I also had the idea that the control over nature we see in the miracles of saints could be the same control that prelapsarian man enjoyed — for who says Adam would not have been able to command storms to silence with the same authority as Jesus, the Second Adam, had he not fallen from grace? If so, once the Millennium is come, and man is risen into new and glorified bodies, all the miracles of the saints will be as second nature to us, and this includes Saint Francis and his communion with birds and beasts.

This gave me an easy explanation for how to do an uplift story, and to play a trick on the reader near the end — by having one character suddenly realize that the talking animals in a talking animal story should not be talking. The trick is dangerous, because it breaks the fourth wall, and brings the reader’s attention to a diegetic conceit — sorry if that sounds technical. What I mean is that it is like having a character in a movie react to a music that you the audience was lead to believe was soundtrack music, or like having a character in a play make reference to the curtain or stage-lights or audience. It tends to break the spell.

But if the reader has been lulled into a sense of goodwill by the plot, or, better yet, if the reader’s curiosity has been lured into wondering what will happen next, the spell is too strong to resist. Curiosity is the writer’s best friend. Reader will slog through total crud of bad writing to find out who the mysterious figure in the window actually was, or by what power Jahi persuaded that statue in the garden of the House Absolute to dance. In this case, the mystery was not set up was well as it might have been, but I was trying to get the reader to wonder why the city was empty and why the animals were afraid.

Finally, instead of a plot, I had a conceit drawn from several theological speculations of my own, namely, whether animals go to heaven (reason says no, but hope says that if animals were made for man, man might be able to redeem his servants) and why God acts through intermediaries, or listens to prayers, rather than solving all problems directly, or creating a universe where no problems ever had been able to exist.

So I set up a situation where, like the Jews moving into a spot where the devil worship was perhaps the worst in all the pagan world (temple prostitution and child sacrifice and so on) the uplifted animals were being assigned to inherit what seems like a pretty bad city—a place like Rome at the height of her pagan strength and cruelty, and a situation where not all the animals would accept the gift of speech.
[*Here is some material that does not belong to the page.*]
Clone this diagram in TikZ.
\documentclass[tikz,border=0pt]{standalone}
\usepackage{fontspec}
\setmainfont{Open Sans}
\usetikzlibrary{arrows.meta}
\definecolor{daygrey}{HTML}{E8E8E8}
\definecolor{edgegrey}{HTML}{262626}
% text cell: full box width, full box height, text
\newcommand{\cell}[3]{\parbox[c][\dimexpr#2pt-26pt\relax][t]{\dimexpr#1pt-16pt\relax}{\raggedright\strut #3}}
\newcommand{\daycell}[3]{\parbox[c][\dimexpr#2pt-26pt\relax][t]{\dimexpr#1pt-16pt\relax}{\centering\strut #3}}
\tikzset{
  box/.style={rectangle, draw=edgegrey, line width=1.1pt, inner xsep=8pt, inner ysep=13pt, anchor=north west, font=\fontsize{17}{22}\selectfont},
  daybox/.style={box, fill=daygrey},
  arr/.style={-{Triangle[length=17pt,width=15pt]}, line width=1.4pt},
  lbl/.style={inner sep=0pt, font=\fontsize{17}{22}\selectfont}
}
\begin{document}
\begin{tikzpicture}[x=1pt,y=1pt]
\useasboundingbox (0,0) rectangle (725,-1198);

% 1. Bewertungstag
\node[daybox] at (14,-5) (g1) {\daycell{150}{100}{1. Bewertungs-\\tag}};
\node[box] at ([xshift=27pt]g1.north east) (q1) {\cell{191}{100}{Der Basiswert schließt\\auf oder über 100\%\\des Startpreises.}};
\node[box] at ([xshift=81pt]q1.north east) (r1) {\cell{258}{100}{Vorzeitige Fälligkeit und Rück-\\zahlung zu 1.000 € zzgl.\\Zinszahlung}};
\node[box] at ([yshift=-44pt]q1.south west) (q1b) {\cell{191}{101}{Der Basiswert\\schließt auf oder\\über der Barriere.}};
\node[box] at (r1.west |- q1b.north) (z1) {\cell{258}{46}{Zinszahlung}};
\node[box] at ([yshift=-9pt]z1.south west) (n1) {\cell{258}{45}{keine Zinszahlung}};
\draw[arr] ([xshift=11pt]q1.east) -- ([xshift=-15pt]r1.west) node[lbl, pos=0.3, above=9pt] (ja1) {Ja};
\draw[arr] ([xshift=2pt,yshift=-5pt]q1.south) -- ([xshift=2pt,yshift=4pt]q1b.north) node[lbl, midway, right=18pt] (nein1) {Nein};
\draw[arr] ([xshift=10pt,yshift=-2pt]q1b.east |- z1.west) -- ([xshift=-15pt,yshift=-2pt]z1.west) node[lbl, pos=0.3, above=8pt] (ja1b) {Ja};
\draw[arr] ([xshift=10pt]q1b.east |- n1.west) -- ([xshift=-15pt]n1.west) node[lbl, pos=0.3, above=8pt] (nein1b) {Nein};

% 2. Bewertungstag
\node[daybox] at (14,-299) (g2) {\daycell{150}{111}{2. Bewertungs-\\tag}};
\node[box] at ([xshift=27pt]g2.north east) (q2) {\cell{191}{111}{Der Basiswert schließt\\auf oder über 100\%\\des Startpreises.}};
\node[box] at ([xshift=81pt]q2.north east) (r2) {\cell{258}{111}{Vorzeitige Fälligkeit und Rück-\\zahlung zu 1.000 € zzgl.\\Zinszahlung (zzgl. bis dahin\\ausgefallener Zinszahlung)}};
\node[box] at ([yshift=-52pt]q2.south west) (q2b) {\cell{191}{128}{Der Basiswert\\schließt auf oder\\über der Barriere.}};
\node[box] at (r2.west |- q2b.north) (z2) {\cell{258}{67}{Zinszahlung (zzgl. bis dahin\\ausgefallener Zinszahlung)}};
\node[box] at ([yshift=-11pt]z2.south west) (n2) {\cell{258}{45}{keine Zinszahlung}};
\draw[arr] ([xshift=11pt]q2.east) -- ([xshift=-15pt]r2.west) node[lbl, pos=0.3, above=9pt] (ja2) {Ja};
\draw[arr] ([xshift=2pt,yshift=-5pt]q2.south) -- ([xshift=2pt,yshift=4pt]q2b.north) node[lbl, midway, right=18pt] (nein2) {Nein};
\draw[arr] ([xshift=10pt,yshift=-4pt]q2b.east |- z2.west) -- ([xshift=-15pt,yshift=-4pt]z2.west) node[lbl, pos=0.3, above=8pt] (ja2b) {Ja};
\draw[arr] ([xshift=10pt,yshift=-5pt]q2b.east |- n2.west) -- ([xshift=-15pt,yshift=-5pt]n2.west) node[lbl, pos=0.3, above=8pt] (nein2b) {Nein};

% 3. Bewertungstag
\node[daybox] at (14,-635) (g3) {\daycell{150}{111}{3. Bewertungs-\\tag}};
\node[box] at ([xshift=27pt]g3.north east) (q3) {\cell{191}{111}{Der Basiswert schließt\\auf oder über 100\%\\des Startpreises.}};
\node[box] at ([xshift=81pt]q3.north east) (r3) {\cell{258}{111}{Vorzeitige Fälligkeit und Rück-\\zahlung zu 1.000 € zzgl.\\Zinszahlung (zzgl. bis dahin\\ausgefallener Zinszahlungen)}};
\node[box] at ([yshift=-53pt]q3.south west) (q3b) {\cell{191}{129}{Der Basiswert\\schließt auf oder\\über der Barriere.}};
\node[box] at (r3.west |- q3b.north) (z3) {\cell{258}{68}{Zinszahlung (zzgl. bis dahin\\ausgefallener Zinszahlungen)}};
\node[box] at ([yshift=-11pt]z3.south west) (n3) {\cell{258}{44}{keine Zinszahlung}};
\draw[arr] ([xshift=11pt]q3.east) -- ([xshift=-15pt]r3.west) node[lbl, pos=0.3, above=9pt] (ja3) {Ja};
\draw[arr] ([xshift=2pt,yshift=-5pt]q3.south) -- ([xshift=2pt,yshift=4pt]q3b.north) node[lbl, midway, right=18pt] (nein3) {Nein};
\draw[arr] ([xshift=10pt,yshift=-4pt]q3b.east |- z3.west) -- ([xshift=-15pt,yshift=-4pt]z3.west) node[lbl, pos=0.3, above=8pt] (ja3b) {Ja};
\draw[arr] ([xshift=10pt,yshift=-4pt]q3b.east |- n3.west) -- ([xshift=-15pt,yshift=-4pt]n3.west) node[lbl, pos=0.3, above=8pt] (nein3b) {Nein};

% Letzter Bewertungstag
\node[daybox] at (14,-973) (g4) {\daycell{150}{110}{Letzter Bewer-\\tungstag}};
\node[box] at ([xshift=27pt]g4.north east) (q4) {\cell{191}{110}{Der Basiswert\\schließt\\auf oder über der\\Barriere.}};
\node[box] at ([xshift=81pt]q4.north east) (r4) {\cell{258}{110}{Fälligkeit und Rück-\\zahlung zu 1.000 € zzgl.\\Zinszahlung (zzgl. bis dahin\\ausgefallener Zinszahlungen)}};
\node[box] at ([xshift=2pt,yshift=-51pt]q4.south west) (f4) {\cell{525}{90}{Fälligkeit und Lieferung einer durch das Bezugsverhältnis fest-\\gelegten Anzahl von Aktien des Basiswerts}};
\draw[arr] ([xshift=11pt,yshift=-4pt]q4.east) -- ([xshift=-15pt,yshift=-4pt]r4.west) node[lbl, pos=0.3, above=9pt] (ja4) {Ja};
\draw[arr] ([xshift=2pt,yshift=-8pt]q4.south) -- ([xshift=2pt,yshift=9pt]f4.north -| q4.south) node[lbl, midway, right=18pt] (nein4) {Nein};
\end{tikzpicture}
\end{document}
That idea comes from THE LAST BATTLE by C.S. Lewis.

And I threw a few other ideas I had stolen from a few other places into the mix, and tried to end on a note of uncertainty, a question, to imply that there is something deeper going on.
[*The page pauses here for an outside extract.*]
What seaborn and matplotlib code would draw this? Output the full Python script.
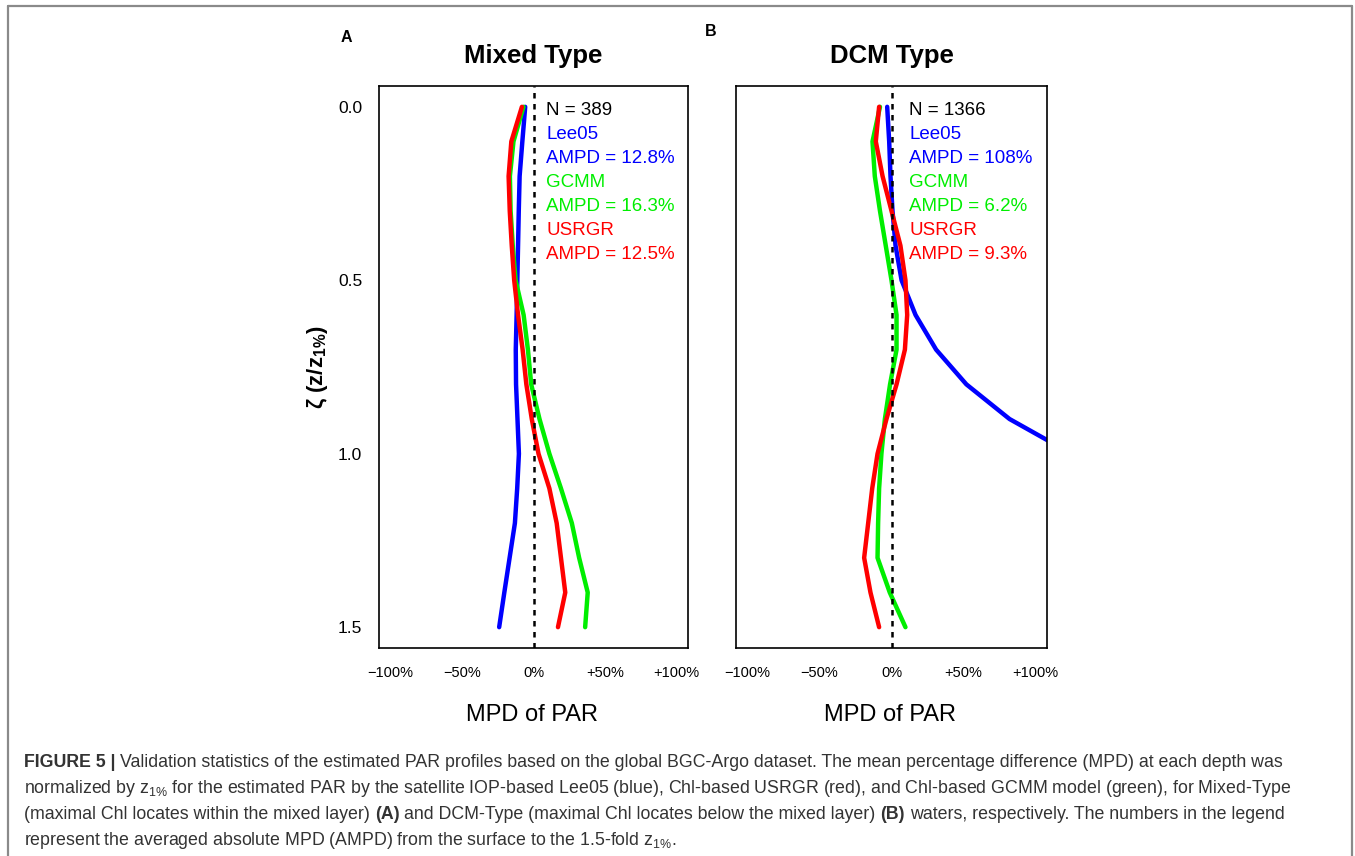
import numpy as np
import pandas as pd
import seaborn as sns
import matplotlib
matplotlib.use("Agg")
import matplotlib.pyplot as plt
from matplotlib.lines import Line2D
from matplotlib import font_manager

# ---------------- data ----------------
depth = [0.0, 0.1, 0.2, 0.3, 0.4, 0.5, 0.6, 0.7, 0.8, 0.9, 1.0, 1.1, 1.2, 1.3, 1.4, 1.5]

mixed_lee05 = [-5.8, -7.8, -9.7, -10.3, -10.8, -11.3, -11.8, -12.4, -12.2, -11.2, -10.2, -11.4, -13.0, -16.7, -20.4, -24.0]
mixed_gcmm = [-7.0, -14.0, -16.5, -16.0, -14.5, -12.5, -6.9, -3.9, -1.6, 4.2, 11.1, 19.2, 26.8, 31.9, 37.9, 36.1]
mixed_usrgr = [-8.1, -15.5, -17.4, -16.6, -15.2, -13.5, -10.8, -7.6, -5.0, -1.2, 3.5, 11.1, 16.2, 19.2, 22.2, 17.1]

dcm_lee05 = [-3.0, -1.6, -0.7, 0.7, 2.8, 7.0, 16.7, 31.0, 52.0, 82.0, 125.0, 170.0, 220.0, 280.0, 340.0, 400.0]
dcm_gcmm = [-8.0, -13.2, -11.6, -8.0, -4.0, 0.0, 3.5, 3.5, -1.0, -4.6, -7.0, -8.6, -9.3, -9.7, -1.2, 9.7]
dcm_usrgr = [-8.6, -10.9, -6.2, 0.0, 6.2, 9.7, 10.9, 9.3, 3.5, -3.5, -9.7, -13.4, -16.2, -19.0, -14.6, -8.6]

panel_titles = ["Mixed Type", "DCM Type"]
panel_letters = ["A", "B"]
panel_n = ["N = 389", "N = 1366"]
model_names = ["Lee05", "GCMM", "USRGR"]
ampd_mixed = ["12.8%", "16.3%", "12.5%"]
ampd_dcm = ["108%", "6.2%", "9.3%"]
model_colors = ["#0000FF", "#00EE00", "#FF0000"]

xticks = [-100, -50, 0, 50, 100]
xtick_labels = ["\u2212100%", "\u221250%", "0%", "+50%", "+100%"]
yticks = [0.0, 0.5, 1.0, 1.5]
ytick_labels = ["0.0", "0.5", "1.0", "1.5"]

# ---------------- style ----------------
sns.set_style("white")
plt.rcParams["font.family"] = ["Liberation Sans", "DejaVu Sans"]
plt.rcParams["text.color"] = "black"
plt.rcParams["axes.labelcolor"] = "black"
plt.rcParams["xtick.color"] = "black"
plt.rcParams["ytick.color"] = "black"
plt.rcParams["mathtext.fontset"] = "custom"
plt.rcParams["mathtext.rm"] = "Liberation Sans"

W, H = 1355, 856
fig = plt.figure(figsize=(W / 100, H / 100), dpi=100)
fig.patch.set_facecolor("white")


def px(x, y):
    return x / W, 1 - y / H


# ---------------- panels ----------------
panel_boxes = [(379, 688), (736, 1047)]
top_px, bot_px = 86, 648
series_sets = [
    (mixed_lee05, mixed_gcmm, mixed_usrgr),
    (dcm_lee05, dcm_gcmm, dcm_usrgr),
]
ampd_sets = [ampd_mixed, ampd_dcm]
legend_x = [8.8, 12.3]

for i, (l, r) in enumerate(panel_boxes):
    ax = fig.add_axes([l / W, 1 - bot_px / H, (r - l) / W, (bot_px - top_px) / H])
    for vals, col in zip(series_sets[i], model_colors):
        df = pd.DataFrame({"depth": depth, "mpd": vals})
        sns.lineplot(data=df, x="mpd", y="depth", sort=False, estimator=None,
                     color=col, lw=3.2, ax=ax, solid_capstyle="round",
                     solid_joinstyle="round")
    ax.axvline(0, color="black", lw=1.8, ls=(0, (2.2, 2.2)), zorder=5)
    ax.set_xlim(-108, 108)
    ax.set_ylim(1.56, -0.06)
    ax.set_xticks(xticks)
    ax.set_xticklabels(xtick_labels, fontsize=10.5)
    ax.set_yticks(yticks)
    if i == 0:
        ax.set_yticklabels(ytick_labels, fontsize=12.5)
    else:
        ax.set_yticklabels([])
    ax.tick_params(axis="both", direction="out", length=6, width=1.0,
                   color="black", labelcolor="black")
    ax.tick_params(axis="x", pad=7)
    ax.tick_params(axis="y", pad=6)
    ax.set_xlabel("")
    ax.set_ylabel("")
    for s in ax.spines.values():
        s.set_color("black")
        s.set_linewidth(1.2)
        s.set_visible(True)

    # legend-like annotation text
    lines = [(panel_n[i], "black")]
    for name, amp, col in zip(model_names, ampd_sets[i], model_colors):
        lines.append((name, col))
        lines.append(("AMPD = " + amp, col))
    for k, (txt, col) in enumerate(lines):
        ax.text(legend_x[i], 0.01 + k * 0.0692, txt, color=col, fontsize=13.5,
                ha="left", va="center", zorder=6)

    cx = (l + r) / 2
    fig.text(*px(cx, 63), panel_titles[i], ha="center", va="baseline",
             fontsize=18.5, fontweight="bold", color="black")
    fig.text(*px(cx - 2, 721), "MPD of PAR", ha="center", va="baseline",
             fontsize=17, color="black")

fig.text(*px(346, 37), panel_letters[0], ha="center", va="center", fontsize=11.5,
         fontweight="bold", color="black")
fig.text(*px(711, 31), panel_letters[1], ha="center", va="center", fontsize=11.5,
         fontweight="bold", color="black")

fig.text(*px(318, 367), r"ζ (z/z$_\mathregular{1\%}$)", rotation=90, ha="center",
         va="center", fontsize=16, fontweight="bold", color="black")

# ---------------- frame ----------------
frame_col = "#8a8a8a"
fig.add_artist(Line2D([8 / W, 1352 / W], [1 - 6 / H, 1 - 6 / H], color=frame_col, lw=1.6))
fig.add_artist(Line2D([8 / W, 8 / W], [1 - 6 / H, 0], color=frame_col, lw=1.6))
fig.add_artist(Line2D([1352 / W, 1352 / W], [1 - 6 / H, 0], color=frame_col, lw=1.6))

# ---------------- caption ----------------
names = {f.name for f in font_manager.fontManager.ttflist}
cap_family = "Liberation Sans Narrow" if "Liberation Sans Narrow" in names else "Liberation Sans"

caption_lines = [
    [("FIGURE 5 |", "bold", False),
     ("Validation statistics of the estimated PAR profiles based on the global BGC-Argo dataset. The mean percentage difference (MPD) at each depth was", "normal", True)],
    [(r"normalized by z$_\mathregular{1\%}$ for the estimated PAR by the satellite IOP-based Lee05 (blue), Chl-based USRGR (red), and Chl-based GCMM model (green), for Mixed-Type", "normal", False)],
    [("(maximal Chl locates within the mixed layer)", "normal", False),
     ("(A)", "bold", True),
     ("and DCM-Type (maximal Chl locates below the mixed layer)", "normal", True),
     ("(B)", "bold", True),
     ("waters, respectively. The numbers in the legend", "normal", True)],
    [(r"represent the averaged absolute MPD (AMPD) from the surface to the 1.5-fold z$_\mathregular{1\%}$.", "normal", False)],
]
cap_baselines = [767, 793, 819, 845]

renderer = fig.canvas.get_renderer()


def measure(txt, size, weight):
    t = fig.text(0, 0, txt, fontsize=size, fontweight=weight, family=cap_family)
    w = t.get_window_extent(renderer).width
    t.remove()
    return w


def line_width(segs, size):
    sp = measure("a a", size, "normal") - measure("aa", size, "normal")
    tot = 0
    for txt, wt, spb in segs:
        if spb:
            tot += sp
        tot += measure(txt, size, wt)
    return tot


base = 11.0
target = 1281 - 24
cap_size = base * target / line_width(caption_lines[0], base)
space_w = measure("a a", cap_size, "normal") - measure("aa", cap_size, "normal")

for segs, yb in zip(caption_lines, cap_baselines):
    x = 24
    for txt, wt, spb in segs:
        if spb:
            x += space_w
        t = fig.text(x / W, 1 - yb / H, txt, fontsize=cap_size, fontweight=wt,
                     family=cap_family, color="#333333", ha="left", va="baseline")
        x += t.get_window_extent(renderer).width

fig.savefig("out.png", dpi=100, facecolor="white")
Now this does not really answer your question, which is more general. Usually I write a rough outline, and usually I reach a point slightly past the halfway mark where the outline is outmoded, and I rewrite it, or simply write according to the logic of what I have already established, and trust my heroes and villains will be smart enough to think of something clever and entertaining to do to get out the situations into which the villains and heroes put them.
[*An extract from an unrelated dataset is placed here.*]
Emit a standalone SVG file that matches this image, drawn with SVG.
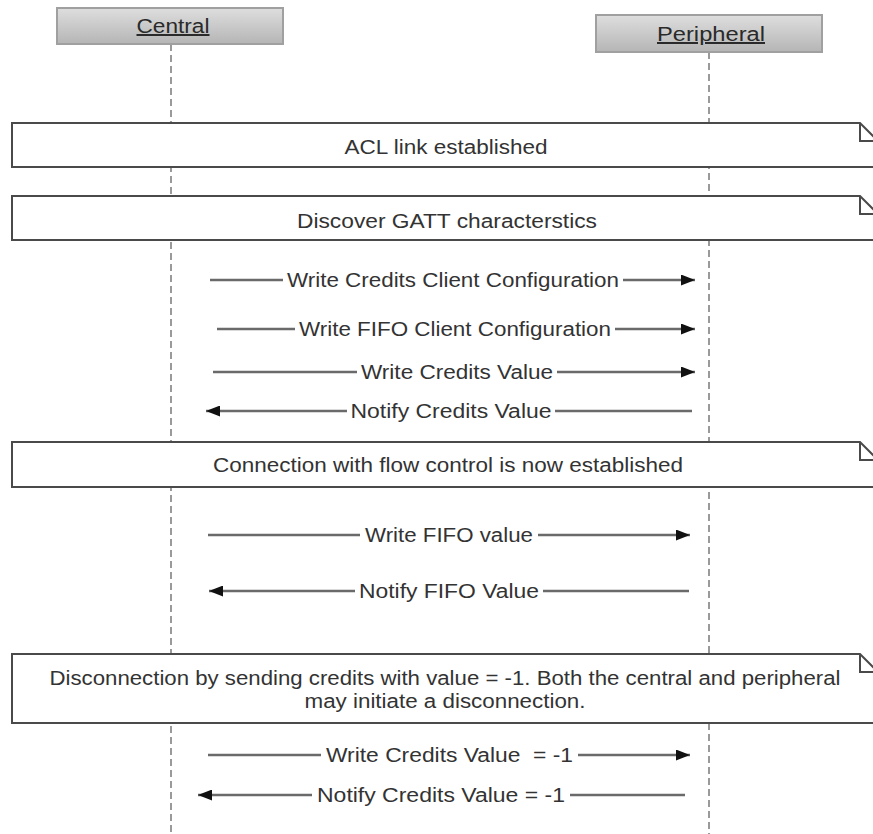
<svg xmlns="http://www.w3.org/2000/svg" width="873" height="834" viewBox="0 0 873 834">
  <defs>
    <linearGradient id="hdrFill" x1="0" y1="0" x2="0" y2="1">
      <stop offset="0" stop-color="#dedede"/>
      <stop offset="1" stop-color="#b5b5b5"/>
    </linearGradient>
    <marker id="arrow" viewBox="0 0 14 11" refX="14" refY="5.5" markerWidth="14" markerHeight="11" markerUnits="userSpaceOnUse" orient="auto-start-reverse">
      <path d="M0,0 L14,5.5 L0,11 z" fill="#111"/>
    </marker>
  </defs>
  <style>
    .lifeline { stroke: #9a9a9a; stroke-width: 2; stroke-dasharray: 7 4; fill: none; }
    .hdr { fill: url(#hdrFill); stroke: #a0a0a0; stroke-width: 2; }
    .hdrText { font-family: "Liberation Sans", Arial, sans-serif; font-size: 20px; fill: #2a2a2a; text-anchor: middle; text-decoration: underline; }
    .note { fill: #fff; stroke: #4a4a4a; stroke-width: 2; }
    .fold { fill: none; stroke: #4a4a4a; stroke-width: 2; }
    .txt { font-family: "Liberation Sans", Arial, sans-serif; font-size: 20px; fill: #333; text-anchor: middle; }
    .msg { stroke: #6a6a6a; stroke-width: 2.5; fill: none; }
  </style>
  <rect width="873" height="834" fill="#fff"/>

  <!-- lifelines -->
  <g id="lifelines">
    <line class="lifeline" x1="171" y1="44" x2="171" y2="834"/>
    <line class="lifeline" x1="709" y1="52" x2="709" y2="834"/>
  </g>

  <!-- participants -->
  <g id="central">
    <rect class="hdr" x="57" y="8" width="226" height="36"/>
    <text class="hdrText" x="173" y="33" textLength="73" lengthAdjust="spacingAndGlyphs">Central</text>
  </g>
  <g id="peripheral">
    <rect class="hdr" x="596" y="15" width="226" height="37"/>
    <text class="hdrText" x="711" y="41" textLength="108" lengthAdjust="spacingAndGlyphs">Peripheral</text>
  </g>

  <!-- notes spanning both lifelines -->
  <g id="note-acl">
    <path class="note" d="M885,167 H12 V123 H860 L885,148"/>
    <path class="fold" d="M860,123 V141 H885"/>
    <text class="txt" x="446" y="154" textLength="203" lengthAdjust="spacingAndGlyphs">ACL link established</text>
  </g>
  <g id="note-discover">
    <path class="note" d="M885,240 H12 V196 H860 L885,221"/>
    <path class="fold" d="M860,196 V214 H885"/>
    <text class="txt" x="447" y="228" textLength="300" lengthAdjust="spacingAndGlyphs">Discover GATT characterstics</text>
  </g>
  <g id="note-flow">
    <path class="note" d="M885,487 H12 V442 H860 L885,467"/>
    <path class="fold" d="M860,442 V460 H885"/>
    <text class="txt" x="448" y="472" textLength="470" lengthAdjust="spacingAndGlyphs">Connection with flow control is now established</text>
  </g>
  <g id="note-disconnect">
    <path class="note" d="M885,723 H12 V654 H860 L885,679"/>
    <path class="fold" d="M860,654 V672 H885"/>
    <text class="txt" x="445" y="685" textLength="791" lengthAdjust="spacingAndGlyphs">Disconnection by sending credits with value = -1. Both the central and peripheral</text>
    <text class="txt" x="445" y="708" textLength="281" lengthAdjust="spacingAndGlyphs">may initiate a disconnection.</text>
  </g>

  <!-- messages -->
  <g id="connectors">
    <line class="msg" x1="210" y1="280" x2="283" y2="280"/>
    <line class="msg" x1="623" y1="280" x2="695" y2="280" marker-end="url(#arrow)"/>

    <line class="msg" x1="217" y1="329" x2="295" y2="329"/>
    <line class="msg" x1="615" y1="329" x2="695" y2="329" marker-end="url(#arrow)"/>

    <line class="msg" x1="213" y1="372" x2="357" y2="372"/>
    <line class="msg" x1="557" y1="372" x2="695" y2="372" marker-end="url(#arrow)"/>

    <line class="msg" x1="347" y1="411" x2="206" y2="411" marker-end="url(#arrow)"/>
    <line class="msg" x1="555" y1="411" x2="692" y2="411"/>

    <line class="msg" x1="208" y1="535" x2="360" y2="535"/>
    <line class="msg" x1="538" y1="535" x2="690" y2="535" marker-end="url(#arrow)"/>

    <line class="msg" x1="355" y1="591" x2="209" y2="591" marker-end="url(#arrow)"/>
    <line class="msg" x1="543" y1="591" x2="689" y2="591"/>

    <line class="msg" x1="208" y1="755" x2="321" y2="755"/>
    <line class="msg" x1="578" y1="755" x2="690" y2="755" marker-end="url(#arrow)"/>

    <line class="msg" x1="312" y1="795" x2="198" y2="795" marker-end="url(#arrow)"/>
    <line class="msg" x1="570" y1="795" x2="685" y2="795"/>
  </g>

  <!-- message labels -->
  <g id="labels">
    <text class="txt" x="453" y="287" textLength="332" lengthAdjust="spacingAndGlyphs">Write Credits Client Configuration</text>
    <text class="txt" x="455" y="336" textLength="312" lengthAdjust="spacingAndGlyphs">Write FIFO Client Configuration</text>
    <text class="txt" x="457" y="379" textLength="192" lengthAdjust="spacingAndGlyphs">Write Credits Value</text>
    <text class="txt" x="451" y="418" textLength="201" lengthAdjust="spacingAndGlyphs">Notify Credits Value</text>
    <text class="txt" x="449" y="542" textLength="168" lengthAdjust="spacingAndGlyphs">Write FIFO value</text>
    <text class="txt" x="449" y="598" textLength="180" lengthAdjust="spacingAndGlyphs">Notify FIFO Value</text>
    <text class="txt" x="449.5" y="762" textLength="247" lengthAdjust="spacingAndGlyphs" xml:space="preserve">Write Credits Value  = -1</text>
    <text class="txt" x="441" y="802" textLength="248" lengthAdjust="spacingAndGlyphs">Notify Credits Value = -1</text>
  </g>
</svg>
The one exception was NULL-A CONTINUUM where I wrote a very detailed outline in order to persuade the widow of A.E. van Vogt to grant me permission to write the story, and, with the exception of an unexpected expansion of the scene on the planet Petrino, I stuck to the outline. On the other hand, when writing THE GOLDEN AGE, I did not know the identity of the old man whose comment in the garden in first chapter set in motion the whole chain of events until I was typing the sentence where he revealed his identity to Daphne in the last chapter. That was a stroke of pure inspiration.

A good writer knows when to stick to his outline and when to deviate for a better idea or a logical outgrowth of something in the story previous unforeseen. He knows it half by knack, half by instinct, and half by a judgment formed by experience.

Now, you might say that that is three halves, and you’d be right. But those three halves are only half the story. The other half is being too stubborn to quit when your outline breaks or when you cannot see your way clear into finding your ending.

I do not believe in writer’s block. I believe in muses’ brake. The muse slams on the break when you are going down the wrong path, and the path will not lead to the ending you want or the ending the plot logic demands. If you find yourself stuck on a scene, you back up, you throw away your work, usually the scene you like best of all, and you try again in another direction.

Any scene you throw away, you keep in that notebook I mentioned above, and use it again in a later bit of writing. Nothing is wasted. Everything is grist for the mill.

By the way, I am totally kidding about having an unhealthy obsession about Julie Newmar as the Catwoman.  My obsession extends to all versions of the Catwoman, except the one played by Halle Berry.